Given that the processing under examination constituted “cross-border” processing, the DPC’s decision was subject to the co-decision-making process outlined in Article 60 GDPR and all of the other European supervisory authorities were engaged as co-decision-makers. While objections to the DPC’s draft decision were raised by two of the European supervisory authorities, consensus was achieved through further engagement between the DPC and the supervisory authorities concerned. Accordingly, the DPC’s decision represents the collective views of both the DPC and its counterpart supervisory authorities throughout the EU.
Yesterday an article titled Europe faces Facebook blackout reports that the Commission informed its counterparts in Europe that it will block Meta from sending back data to the USA. Meta has said that would close many of its services including Facebook and Instagram. Clearly the regulators are applying the GDPR in light of the absence of any Privacy Shield agreement between the EU and the USA. Absent any such agreement the data handling obligations in the USA fall far short of the obligations under the GDPR.
The article provides:
Europeans risk seeing social media services Facebook and Instagram shut down this summer, as Ireland’s privacy regulator doubled down on its order to stop the firm’s data flows to the United States.
The Irish Data Protection Commission on Thursday informed its counterparts in Europe that it will block Facebook-owner Meta from sending user data from Europe to the U.S. The Irish regulator’s draft decision cracks down on Meta’s last legal resort to transfer large chunks of data to the U.S., after years of fierce court battles between the U.S. tech giant and European privacy activists.
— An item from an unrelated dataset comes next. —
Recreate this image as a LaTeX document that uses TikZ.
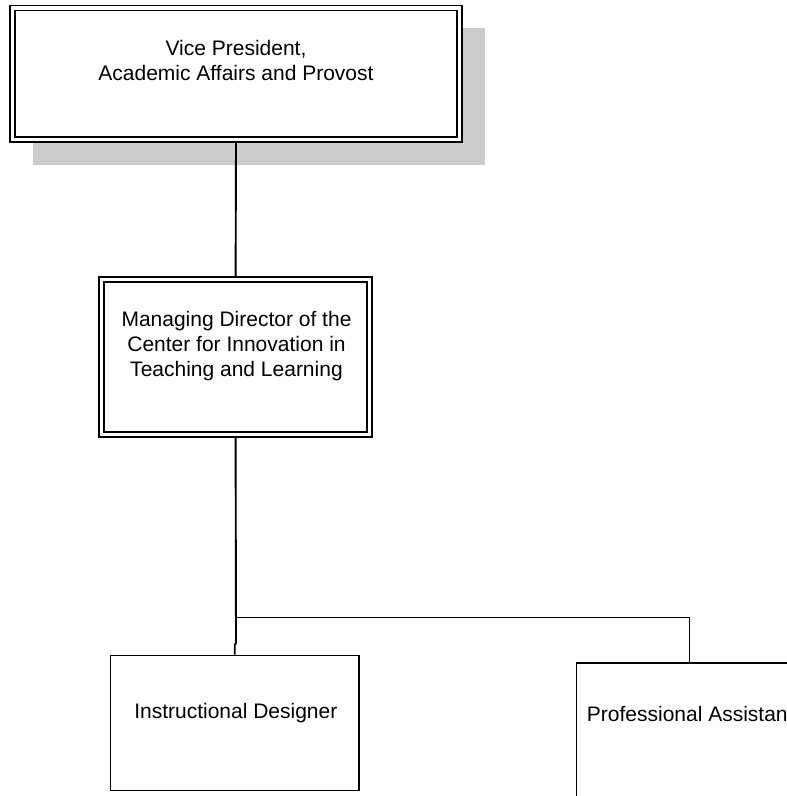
\documentclass[tikz,border=0pt]{standalone}
\usepackage{fontspec}
\setmainfont{Liberation Sans}
\definecolor{shadowgray}{HTML}{CCCCCC}
\begin{document}
\begin{tikzpicture}[x=1pt,y=-1pt,
  dbox/.style={draw, fill=white, line width=1.9pt, double, double distance=3.1pt,
    inner sep=0pt, outer sep=3.5pt},
  sbox/.style={draw, fill=white, line width=1.9pt, inner sep=0pt, outer sep=0.95pt},
  conn/.style={line width=1.9pt},
  lbl/.style={font=\fontsize{21}{25}\selectfont, align=center, inner sep=0pt}]
\useasboundingbox (0,0) rectangle (787,796);
\begin{scope}
\clip (0,0) rectangle (787,796);
% shadow
\fill[shadowgray] (32.5,28) rectangle (485,165);
% boxes
\node[dbox, minimum width=447pt, minimum height=131.5pt] (vp) at (236,73.75) {};
\node[dbox, minimum width=268.3pt, minimum height=154.4pt] (md) at (235.6,357) {};
\node[sbox, minimum width=248.5pt, minimum height=135pt] (id) at (234.75,723) {};
\node[sbox, minimum width=226pt, minimum height=135pt] (pa) at (689.5,730.5) {};
% texts
\node[lbl, anchor=north] (vpt) at (236,40.3) {Vice President,\\Academic Affairs and Provost};
\node[lbl, anchor=north] (mdt) at (236.5,310.8) {Managing Director of the\\Center for Innovation in\\Teaching and Learning};
\node[lbl, anchor=base] (idt) at (235.8,718.3) {Instructional Designer};
\node[lbl, anchor=base west] (pat) at (586.7,721) {Professional Assistant};
% connectors
\coordinate (j) at (236,617.5);
\coordinate (k) at (236,643);
\draw[conn] (vp.south) -- (md.north);
\draw[conn] (md.south) -- (k) -- ++(-1.3,2) -- (id.north);
\draw[conn] (j) -- (j -| pa.north) -- (pa.north);
\end{scope}
\end{tikzpicture}
\end{document}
The European Court of Justice in 2020 annulled an EU-U.S. data flows pact called Privacy Shield because of fears over U.S. surveillance practices. In its ruling, it also made it harder to use another legal tool that Meta and many other U.S. firms use to transfer personal data to the U.S., called standard contractual clauses (SCCs). This week’s decision out of Ireland means Facebook is forced to stop relying on SCCs too.
Meta has repeatedly warned that such a decision would shutter many of its services in Europe, including Facebook and Instagram.
“If a new transatlantic data transfer framework is not adopted and we are unable to continue to rely on SCCs or rely upon other alternative means of data transfers from Europe to the United States, we will likely be unable to offer a number of our most significant products and services, including Facebook and Instagram, in Europe,” Meta said in a filing to the U.S. Securities and Exchange Commission in March this year.
The Irish blocking order, if confirmed by the group of European national data protection regulators, is likely to send a chill through the wider business community too, which has been scratching its head about how to continue sending data from Europe to the U.S. following the EU’s top court ruling in 2020.
The EU and U.S. are in the midst of negotiating a new data-transfer text that would allow companies like Meta to continue to ship data across the Atlantic irrespective of the Irish order. Brussels and Washington in March agreed to a preliminary deal at the political level, but negotiations on the legal fine print have stalled and a final deal is unlikely to be reached before the end of the year.
A spokesperson for the Irish DPC confirmed that the draft decision had been sent to other European privacy regulators, who now have a month to give their input, but wouldn’t discuss details of the decision.
“This draft decision, which is subject to review by European Data Protection Authorities, relates to a conflict of EU and U.S. law which is in the process of being resolved,” a Meta spokesperson said. “We welcome the EU-U.S. agreement for a new legal framework that will allow the continued transfer of data across borders, and we expect this framework will allow us to keep families, communities and economies connected.”